# start of Information supplied
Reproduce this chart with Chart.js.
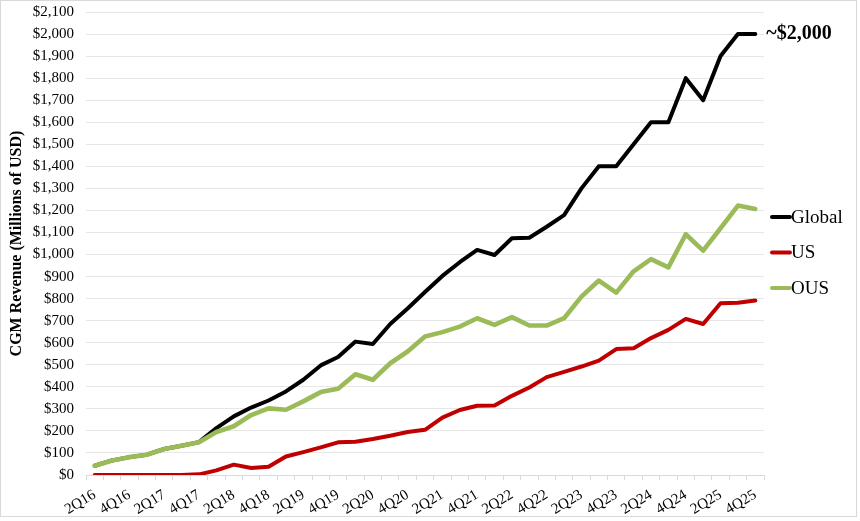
<!DOCTYPE html>
<html>
<head>
<meta charset="utf-8">
<script src="https://cdn.jsdelivr.net/npm/chart.js@4.4.1/dist/chart.umd.min.js"></script>
<style>
  html, body { margin: 0; padding: 0; background: #fff; }
  #wrap { width: 860px; height: 521px; position: relative; }
</style>
</head>
<body>
<div id="wrap"><canvas id="cgmChart"></canvas></div>
<script>
// quarters on the x axis (every other one gets a label)
var quarters = ['2Q16','3Q16','4Q16','1Q17','2Q17','3Q17','4Q17','1Q18','2Q18','3Q18','4Q18',
	'1Q19','2Q19','3Q19','4Q19','1Q20','2Q20','3Q20','4Q20','1Q21','2Q21','3Q21','4Q21',
	'1Q22','2Q22','3Q22','4Q22','1Q23','2Q23','3Q23','4Q23','1Q24','2Q24','3Q24','4Q24',
	'1Q25','2Q25','3Q25','4Q25'];

// revenue in millions of USD
var globalRev = [42, 66, 81, 92, 118, 133, 149, 213, 266, 306, 338, 379, 432, 497, 535, 605, 594, 685, 755,
	830, 903, 965, 1021, 998, 1074, 1076, 1126, 1179, 1300, 1400, 1400, 1500, 1600, 1600, 1800, 1700, 1900, 2000, 2000];
var usRev = [0, 0, 0, 0, 0, 0, 3, 21, 47, 32, 37, 84, 104, 125, 148, 151, 163, 178, 195,
	205, 260, 295, 314, 315, 359, 397, 444, 468, 492, 519, 571, 575, 621, 658, 708, 685, 779, 781, 791];
var ousRev = [42, 66, 81, 92, 118, 133, 149, 195, 221, 272, 302, 296, 334, 376, 391, 457, 432, 507, 560,
	628, 648, 673, 711, 681, 716, 678, 678, 711, 809, 882, 827, 924, 979, 942, 1092, 1018, 1119, 1222, 1207];

var seriesNames = ['Global', 'US', 'OUS'];
var seriesColors = ['#000000', '#c00000', '#9bbb59'];
var endNote = '~$2,000';

var serif = '"Liberation Serif", "DejaVu Serif", serif';

// legend on the right + note next to the last Global point + frame around the chart
var extrasPlugin = {
	id: 'extras',
	afterDraw: function(chart) {
		var ctx = chart.ctx;
		ctx.save();

		// light frame like the excel chart area
		ctx.strokeStyle = '#d9d9d9';
		ctx.lineWidth = 1;
		ctx.strokeRect(0.5, 0.5, 856, 516);

		// note at the end of the Global line
		var meta = chart.getDatasetMeta(0);
		var last = meta.data[meta.data.length - 1];
		ctx.fillStyle = '#000';
		ctx.font = 'bold 20px ' + serif;
		ctx.textAlign = 'left';
		ctx.textBaseline = 'middle';
		ctx.fillText(endNote, last.x + 11, last.y);

		// legend
		var x0 = chart.chartArea.right + 6;
		var y0 = 217;
		ctx.font = '19px ' + serif;
		chart.data.datasets.forEach(function(ds, i) {
			var y = y0 + i * 35.5;
			ctx.strokeStyle = ds.borderColor;
			ctx.lineWidth = 4;
			ctx.lineCap = 'round';
			ctx.beginPath();
			ctx.moveTo(x0 + 2, y);
			ctx.lineTo(x0 + 20, y);
			ctx.stroke();
			ctx.fillStyle = '#000';
			ctx.fillText(ds.label, x0 + 21, y + 1);
		});
		ctx.restore();
	}
};

function makeDataset(idx, values, drawOrder, width) {
	return {
		label: seriesNames[idx],
		data: values,
		borderColor: seriesColors[idx],
		backgroundColor: seriesColors[idx],
		borderWidth: width,
		pointRadius: 0,
		tension: 0,
		borderJoinStyle: 'round',
		borderCapStyle: 'round',
		order: drawOrder
	};
}

document.addEventListener('DOMContentLoaded', function()
{
	var ctx = document.getElementById('cgmChart').getContext('2d');
	new Chart(ctx, {
		type: 'line',
		data: {
			labels: quarters,
			datasets: [
				makeDataset(0, globalRev, 3, 4),
				makeDataset(1, usRev, 2, 4),
				makeDataset(2, ousRev, 1, 4.6) // a bit wider so the black underneath does not bleed
			]
		},
		options: {
			responsive: true,
			maintainAspectRatio: false,
			animation: false,
			devicePixelRatio: 1,
			layout: {
				padding: { left: 0, top: 12, right: 96, bottom: 0 }
			},
			plugins: {
				legend: { display: false },
				tooltip: { enabled: false }
			},
			scales: {
				x: {
					offset: true,
					grid: {
						offset: true,
						drawOnChartArea: false,
						drawTicks: true,
						tickLength: 5,
						color: '#d9d9d9'
					},
					border: { display: true, color: '#d9d9d9', width: 1 },
					ticks: {
						autoSkip: false,
						minRotation: 31,
						maxRotation: 31,
						padding: 6,
						color: '#000',
						font: { family: serif, size: 15 },
						callback: function(value, index) {
							return index % 2 === 0 ? this.getLabelForValue(value) : '';
						}
					},
					afterFit: function(scale) { scale.height = 46; }
				},
				y: {
					min: 0,
					max: 2100,
					grid: {
						color: '#e6e6e6',
						drawTicks: false
					},
					border: { display: false },
					ticks: {
						stepSize: 100,
						padding: 12,
						color: '#000',
						font: { family: serif, size: 15 },
						callback: function(value) {
							return '$' + value.toLocaleString('en-US');
						}
					},
					title: {
						display: true,
						text: 'CGM Revenue (Millions of USD)',
						color: '#000',
						font: { family: serif, size: 16, weight: 'bold' },
						padding: { top: 7, bottom: 0 }
					},
					afterFit: function(scale) {
						scale.width = 86;
						scale.paddingTop = 0;
						scale.paddingBottom = 0;
					}
				}
			}
		},
		plugins: [extrasPlugin]
	});
});
</script>
</body>
</html>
# end of Information supplied
* **Task objective**:
Set down the material exactly, every line of it, except for the pictures.

* **Task solution**:
Reproduce this chart with Chart.js.
<!DOCTYPE html>
<html>
<head>
<meta charset="utf-8">
<script src="https://cdn.jsdelivr.net/npm/chart.js@4.4.1/dist/chart.umd.min.js"></script>
<style>
  html, body { margin: 0; padding: 0; background: #fff; }
  #wrap { width: 860px; height: 521px; position: relative; }
</style>
</head>
<body>
<div id="wrap"><canvas id="cgmChart"></canvas></div>
<script>
// quarters on the x axis (every other one gets a label)
var quarters = ['2Q16','3Q16','4Q16','1Q17','2Q17','3Q17','4Q17','1Q18','2Q18','3Q18','4Q18',
	'1Q19','2Q19','3Q19','4Q19','1Q20','2Q20','3Q20','4Q20','1Q21','2Q21','3Q21','4Q21',
	'1Q22','2Q22','3Q22','4Q22','1Q23','2Q23','3Q23','4Q23','1Q24','2Q24','3Q24','4Q24',
	'1Q25','2Q25','3Q25','4Q25'];

// revenue in millions of USD
var globalRev = [42, 66, 81, 92, 118, 133, 149, 213, 266, 306, 338, 379, 432, 497, 535, 605, 594, 685, 755,
	830, 903, 965, 1021, 998, 1074, 1076, 1126, 1179, 1300, 1400, 1400, 1500, 1600, 1600, 1800, 1700, 1900, 2000, 2000];
var usRev = [0, 0, 0, 0, 0, 0, 3, 21, 47, 32, 37, 84, 104, 125, 148, 151, 163, 178, 195,
	205, 260, 295, 314, 315, 359, 397, 444, 468, 492, 519, 571, 575, 621, 658, 708, 685, 779, 781, 791];
var ousRev = [42, 66, 81, 92, 118, 133, 149, 195, 221, 272, 302, 296, 334, 376, 391, 457, 432, 507, 560,
	628, 648, 673, 711, 681, 716, 678, 678, 711, 809, 882, 827, 924, 979, 942, 1092, 1018, 1119, 1222, 1207];

var seriesNames = ['Global', 'US', 'OUS'];
var seriesColors = ['#000000', '#c00000', '#9bbb59'];
var endNote = '~$2,000';

var serif = '"Liberation Serif", "DejaVu Serif", serif';

// legend on the right + note next to the last Global point + frame around the chart
var extrasPlugin = {
	id: 'extras',
	afterDraw: function(chart) {
		var ctx = chart.ctx;
		ctx.save();

		// light frame like the excel chart area
		ctx.strokeStyle = '#d9d9d9';
		ctx.lineWidth = 1;
		ctx.strokeRect(0.5, 0.5, 856, 516);

		// note at the end of the Global line
		var meta = chart.getDatasetMeta(0);
		var last = meta.data[meta.data.length - 1];
		ctx.fillStyle = '#000';
		ctx.font = 'bold 20px ' + serif;
		ctx.textAlign = 'left';
		ctx.textBaseline = 'middle';
		ctx.fillText(endNote, last.x + 11, last.y);

		// legend
		var x0 = chart.chartArea.right + 6;
		var y0 = 217;
		ctx.font = '19px ' + serif;
		chart.data.datasets.forEach(function(ds, i) {
			var y = y0 + i * 35.5;
			ctx.strokeStyle = ds.borderColor;
			ctx.lineWidth = 4;
			ctx.lineCap = 'round';
			ctx.beginPath();
			ctx.moveTo(x0 + 2, y);
			ctx.lineTo(x0 + 20, y);
			ctx.stroke();
			ctx.fillStyle = '#000';
			ctx.fillText(ds.label, x0 + 21, y + 1);
		});
		ctx.restore();
	}
};

function makeDataset(idx, values, drawOrder, width) {
	return {
		label: seriesNames[idx],
		data: values,
		borderColor: seriesColors[idx],
		backgroundColor: seriesColors[idx],
		borderWidth: width,
		pointRadius: 0,
		tension: 0,
		borderJoinStyle: 'round',
		borderCapStyle: 'round',
		order: drawOrder
	};
}

document.addEventListener('DOMContentLoaded', function()
{
	var ctx = document.getElementById('cgmChart').getContext('2d');
	new Chart(ctx, {
		type: 'line',
		data: {
			labels: quarters,
			datasets: [
				makeDataset(0, globalRev, 3, 4),
				makeDataset(1, usRev, 2, 4),
				makeDataset(2, ousRev, 1, 4.6) // a bit wider so the black underneath does not bleed
			]
		},
		options: {
			responsive: true,
			maintainAspectRatio: false,
			animation: false,
			devicePixelRatio: 1,
			layout: {
				padding: { left: 0, top: 12, right: 96, bottom: 0 }
			},
			plugins: {
				legend: { display: false },
				tooltip: { enabled: false }
			},
			scales: {
				x: {
					offset: true,
					grid: {
						offset: true,
						drawOnChartArea: false,
						drawTicks: true,
						tickLength: 5,
						color: '#d9d9d9'
					},
					border: { display: true, color: '#d9d9d9', width: 1 },
					ticks: {
						autoSkip: false,
						minRotation: 31,
						maxRotation: 31,
						padding: 6,
						color: '#000',
						font: { family: serif, size: 15 },
						callback: function(value, index) {
							return index % 2 === 0 ? this.getLabelForValue(value) : '';
						}
					},
					afterFit: function(scale) { scale.height = 46; }
				},
				y: {
					min: 0,
					max: 2100,
					grid: {
						color: '#e6e6e6',
						drawTicks: false
					},
					border: { display: false },
					ticks: {
						stepSize: 100,
						padding: 12,
						color: '#000',
						font: { family: serif, size: 15 },
						callback: function(value) {
							return '$' + value.toLocaleString('en-US');
						}
					},
					title: {
						display: true,
						text: 'CGM Revenue (Millions of USD)',
						color: '#000',
						font: { family: serif, size: 16, weight: 'bold' },
						padding: { top: 7, bottom: 0 }
					},
					afterFit: function(scale) {
						scale.width = 86;
						scale.paddingTop = 0;
						scale.paddingBottom = 0;
					}
				}
			}
		},
		plugins: [extrasPlugin]
	});
});
</script>
</body>
</html>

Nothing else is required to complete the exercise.